When I started writing this post, I thought I might have a point to make. It turns out I don't, really. There's nothing new here. I'm too tired to try to excavate any sort of novel argument from my porridgey brane. But the link in the penultimate paragraph is worth following.
A month ago, when we were visiting Reading,
ailbhe had an assignment to look for portrayals of infant feeding on television. We watched for a few evenings, but whatever programmes were on were apparently not targeting a demographic that would be interested in such portrayals. We didn't see a single one.
However, I've kept an eye out since - I've been watching a hell of a lot more television than usual recently, because I don't have much energy for anything more strenuous - and last week, I saw my very first infant-feeding ad. You might know it. It begins with a mother breastfeeding an infant. Voiceover says something like "you always knew you'd give your baby the best". Image switches to a mother bottlefeeding an older baby. Voiceover: "Then, you probably switched to formula." Image switches to soft-focus toddlers in brightly coloured clothes, playing vigorously. Voiceover: Some pap about how great their particular brand of follow-on milk is (I am deliberately not recalling the brand, incidentally), and how it's still "the best".
So, no explicit claim that formula is as good as breastmilk, but a blatant equation of breastfeeding an infant and giving follow-on milk to a toddler, plus the reinforcement of the notion that the "natural" (hello?) progression goes breastmilk>formula>follow-on milk.
Which, I suppose, for many people, it does.
I hate that. Why does it make me so angry? Aren't companies allowed to advertise their products? And shouldn't people have the right to choose how they nourish their babies?
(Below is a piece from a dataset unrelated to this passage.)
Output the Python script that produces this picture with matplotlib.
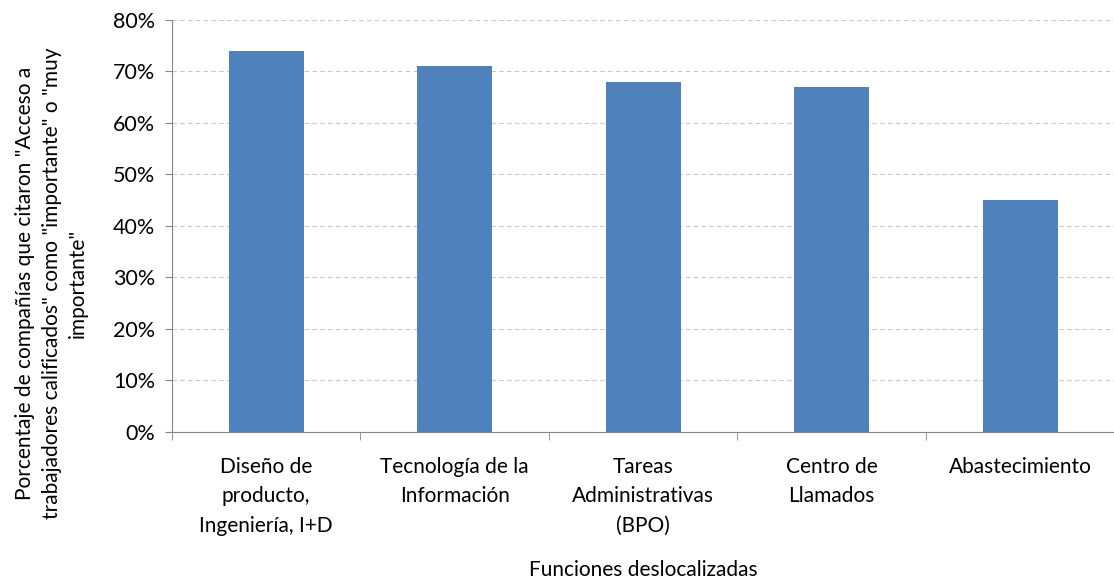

Well, ultimately, within reason, they should. Women are entitled to choose not to breastfeed, or to wean early - or, indeed, to breastfeed their children for four or five years - if that's what works best for them and their families.
But the problem is, breast versus bottle is a health issue, NOT a straightforward "consumer" choice. And the deliberate and calculated skewing of that choice by cynical marketing campaigns on behalf of huge, obscenely rich corporations - including the
creation of a whole new product (follow-on milk) designed to get around the restrictions on advertising infant formula - is pernicious and wrong.
At least, in the West, formula feeding merely increases certain health risks (by levels that, depending on a mother's circumstances, may represent the best option), as opposed to being a matter of life and death. George Monbiot wrote this week about G8's empty promises, and specifically about
the situation in the Philippines, where the government is being prevented by international pressure from implementing the WHO code on the marketing of infant formula. "Every year, according to the World Health Organisation, some 16,000 Filipino children die as a result of 'inappropriate feeding practices'" - while many more become iller than they would have been if breastfed.
But, you know, at the end of the day, they're only furrin babies. Western corporations' profits are clearly MUCH MORE IMPORTANT.